Code that draws figures
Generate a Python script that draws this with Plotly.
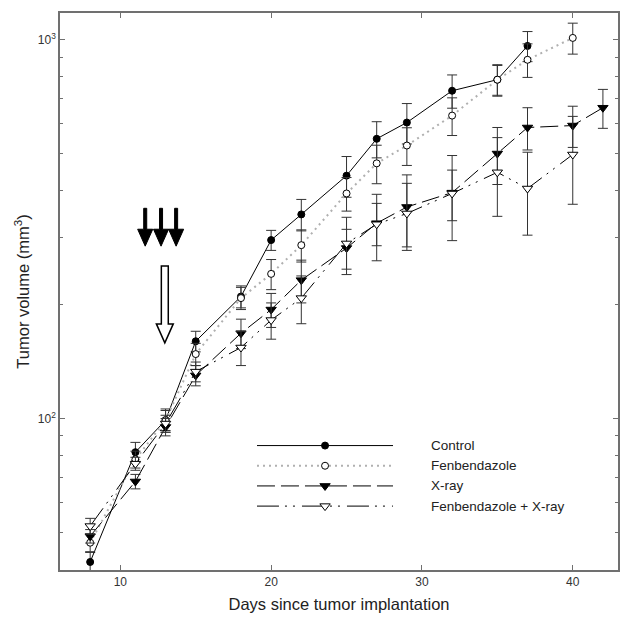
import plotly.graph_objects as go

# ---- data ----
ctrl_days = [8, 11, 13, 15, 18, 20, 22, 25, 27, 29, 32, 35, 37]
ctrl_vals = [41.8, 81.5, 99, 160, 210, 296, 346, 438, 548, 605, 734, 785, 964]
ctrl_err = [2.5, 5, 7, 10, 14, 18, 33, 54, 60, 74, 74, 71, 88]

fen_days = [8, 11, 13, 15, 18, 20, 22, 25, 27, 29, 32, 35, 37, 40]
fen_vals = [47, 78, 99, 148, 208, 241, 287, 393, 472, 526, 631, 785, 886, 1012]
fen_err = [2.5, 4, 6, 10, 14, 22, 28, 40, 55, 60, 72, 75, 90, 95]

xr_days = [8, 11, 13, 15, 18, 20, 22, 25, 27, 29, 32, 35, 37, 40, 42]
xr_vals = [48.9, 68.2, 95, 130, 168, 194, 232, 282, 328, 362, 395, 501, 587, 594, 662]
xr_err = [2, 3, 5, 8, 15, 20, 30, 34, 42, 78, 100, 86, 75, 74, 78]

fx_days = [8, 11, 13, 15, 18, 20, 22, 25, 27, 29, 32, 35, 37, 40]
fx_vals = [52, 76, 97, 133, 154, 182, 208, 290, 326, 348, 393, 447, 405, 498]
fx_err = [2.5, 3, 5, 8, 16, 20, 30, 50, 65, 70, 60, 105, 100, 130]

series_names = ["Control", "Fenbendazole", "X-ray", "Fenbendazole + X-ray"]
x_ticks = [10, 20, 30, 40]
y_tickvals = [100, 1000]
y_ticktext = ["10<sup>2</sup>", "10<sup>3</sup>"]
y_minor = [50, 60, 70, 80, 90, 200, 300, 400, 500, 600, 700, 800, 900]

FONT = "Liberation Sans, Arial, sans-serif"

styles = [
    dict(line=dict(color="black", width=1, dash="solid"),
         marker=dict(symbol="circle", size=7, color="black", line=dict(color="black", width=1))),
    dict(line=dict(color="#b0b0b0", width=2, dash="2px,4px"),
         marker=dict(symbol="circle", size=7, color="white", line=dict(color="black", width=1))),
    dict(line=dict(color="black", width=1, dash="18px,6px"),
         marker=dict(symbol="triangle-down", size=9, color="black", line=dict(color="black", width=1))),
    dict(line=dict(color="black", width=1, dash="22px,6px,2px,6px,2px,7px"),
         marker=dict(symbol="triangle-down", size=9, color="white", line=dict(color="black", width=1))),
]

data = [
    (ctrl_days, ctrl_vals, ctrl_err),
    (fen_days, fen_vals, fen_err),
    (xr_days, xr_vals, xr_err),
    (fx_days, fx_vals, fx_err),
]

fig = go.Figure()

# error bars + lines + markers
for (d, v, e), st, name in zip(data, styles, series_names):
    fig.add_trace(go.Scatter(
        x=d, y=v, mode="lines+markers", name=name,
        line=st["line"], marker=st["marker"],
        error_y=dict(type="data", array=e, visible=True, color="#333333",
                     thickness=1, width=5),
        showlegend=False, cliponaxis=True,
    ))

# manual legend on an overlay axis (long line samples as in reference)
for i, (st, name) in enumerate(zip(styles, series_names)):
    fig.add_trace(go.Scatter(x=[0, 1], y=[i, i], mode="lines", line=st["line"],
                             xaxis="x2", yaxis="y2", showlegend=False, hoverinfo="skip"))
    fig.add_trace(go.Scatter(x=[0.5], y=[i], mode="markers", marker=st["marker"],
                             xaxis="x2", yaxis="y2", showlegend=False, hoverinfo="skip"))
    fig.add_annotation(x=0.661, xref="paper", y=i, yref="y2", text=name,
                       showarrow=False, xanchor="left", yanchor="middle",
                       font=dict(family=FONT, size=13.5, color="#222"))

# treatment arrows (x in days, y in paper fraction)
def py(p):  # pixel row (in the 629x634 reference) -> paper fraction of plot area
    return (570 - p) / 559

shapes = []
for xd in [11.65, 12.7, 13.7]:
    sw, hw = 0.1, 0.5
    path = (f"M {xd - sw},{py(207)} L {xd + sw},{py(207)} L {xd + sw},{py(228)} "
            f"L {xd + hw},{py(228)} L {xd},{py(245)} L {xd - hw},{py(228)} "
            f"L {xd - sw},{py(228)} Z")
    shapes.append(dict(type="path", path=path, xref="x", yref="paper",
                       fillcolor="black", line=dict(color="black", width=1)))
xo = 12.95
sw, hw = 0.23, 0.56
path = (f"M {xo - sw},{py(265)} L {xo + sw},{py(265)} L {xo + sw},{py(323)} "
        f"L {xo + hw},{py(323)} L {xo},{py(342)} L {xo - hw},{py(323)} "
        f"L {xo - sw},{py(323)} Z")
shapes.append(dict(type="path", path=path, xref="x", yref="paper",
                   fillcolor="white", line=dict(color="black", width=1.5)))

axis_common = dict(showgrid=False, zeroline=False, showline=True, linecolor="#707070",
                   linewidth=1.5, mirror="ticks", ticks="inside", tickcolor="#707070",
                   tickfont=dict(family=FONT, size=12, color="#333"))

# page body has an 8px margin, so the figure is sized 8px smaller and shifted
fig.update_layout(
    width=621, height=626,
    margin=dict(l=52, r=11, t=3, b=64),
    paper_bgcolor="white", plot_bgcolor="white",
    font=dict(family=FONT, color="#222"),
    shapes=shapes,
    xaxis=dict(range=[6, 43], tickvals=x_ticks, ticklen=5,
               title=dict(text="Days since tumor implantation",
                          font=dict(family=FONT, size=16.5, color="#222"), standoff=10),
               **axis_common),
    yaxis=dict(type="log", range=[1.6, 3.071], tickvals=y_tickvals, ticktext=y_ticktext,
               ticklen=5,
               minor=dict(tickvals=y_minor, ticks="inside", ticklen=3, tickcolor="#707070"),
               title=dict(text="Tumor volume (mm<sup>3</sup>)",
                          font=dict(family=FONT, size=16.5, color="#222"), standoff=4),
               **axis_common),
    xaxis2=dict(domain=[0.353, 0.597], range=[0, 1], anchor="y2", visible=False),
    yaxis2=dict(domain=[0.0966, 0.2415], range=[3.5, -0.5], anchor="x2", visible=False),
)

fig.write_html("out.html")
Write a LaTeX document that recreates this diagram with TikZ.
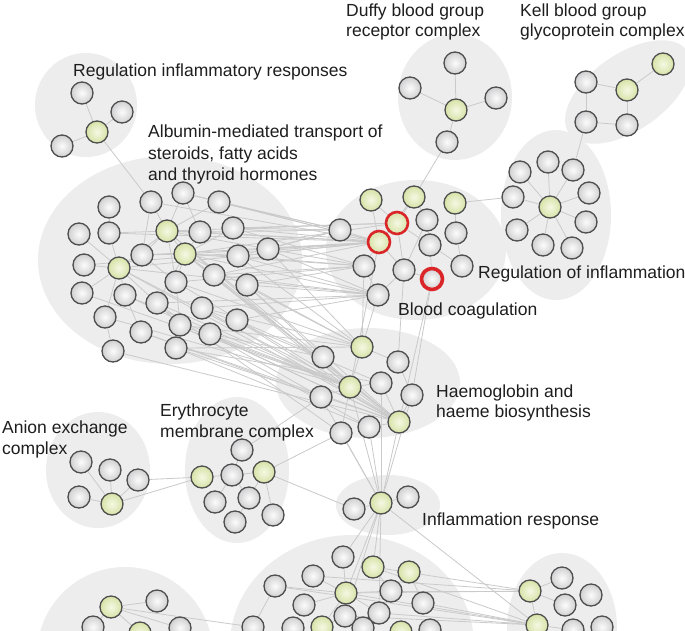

**EXERCISE AIM**
Without the pictures, return the listing above from its first line through the line that has "74, 71, 88]".

**WORKED ANSWER**
Generate a Python script that draws this with Plotly.
import plotly.graph_objects as go

# ---- data ----
ctrl_days = [8, 11, 13, 15, 18, 20, 22, 25, 27, 29, 32, 35, 37]
ctrl_vals = [41.8, 81.5, 99, 160, 210, 296, 346, 438, 548, 605, 734, 785, 964]
ctrl_err = [2.5, 5, 7, 10, 14, 18, 33, 54, 60, 74, 74, 71, 88]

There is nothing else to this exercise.